Would be Linekers are reciting statistics, discussing tactics and generally being tedious with their in-depth knowledge. But here’s the thing. The people they’re boring to death with their newly-found wisdom aren’t glazing over and tuning out. On the contrary, they’re equally rapt. Increasingly, I find myself living in a kind of soccer Stepford.

You only have to turn your back for a moment or go to the toilet and by the time you’ve rejoined the conversation it’s suddenly moved away from whether Theresa May will be able to get her latest Brexit proposal past Michel Barnier to whether Marcus Rashford will be able to get a right hand cross past Croatian defender Domagoj Vida. Not to mention England’s reliance on set pieces. After hearing the term ‘set pieces’ for the 165th time during the first ten minutes of the 5 Live commentary on the Sweden versus England quarter-final, I decided to Google it. Truth be told, I’m still pretty clueless, so I think I’ll simply go with my original assumption that it had something to do with crockery and I very much look forward to Gareth Southgate’s next half-time team talk on laying the perfect dinner table.

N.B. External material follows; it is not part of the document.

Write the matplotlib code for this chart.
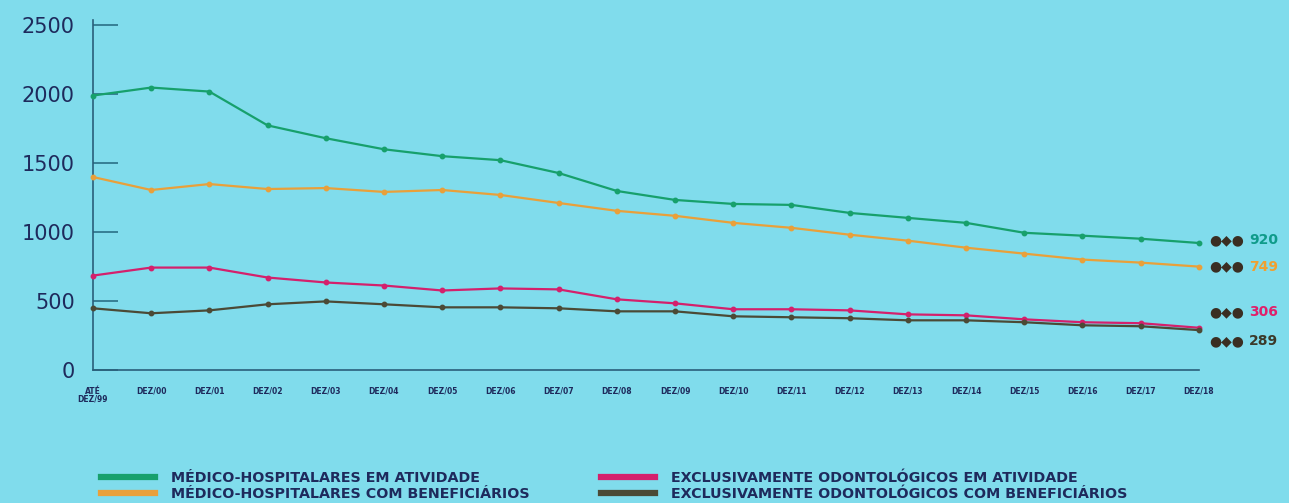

Before the World Cup began, I had no idea who any of the players were. If anyone had actually bothered to ask me, I wouldn’t have been able to name one member of the squad. And that includes hero of the moment, Harry Kane, who no one would be surprised to learn is destined to automatically be made next in line to the throne should England triumph on Sunday. As for the rest of the team, they’ll naturally all immediately be knighted.

Of course, had England been forced to take a different route through the competition and played teams who were better opponents, things could have been very different. We’d have perhaps managed to just about make it through the knockout stages and that would have been it. The whole country could then have plunged back into to a state of disappointed normality and I wouldn’t be feeling quite so unpatriotic and guilty about not really giving a stuff about whether they win football’s greatest prize or, once more, walk away empty handed.

Oh well, whatever the result, things will pretty soon return to the way they were. Who knows? Perhaps we can finally get back to our losing ways of old.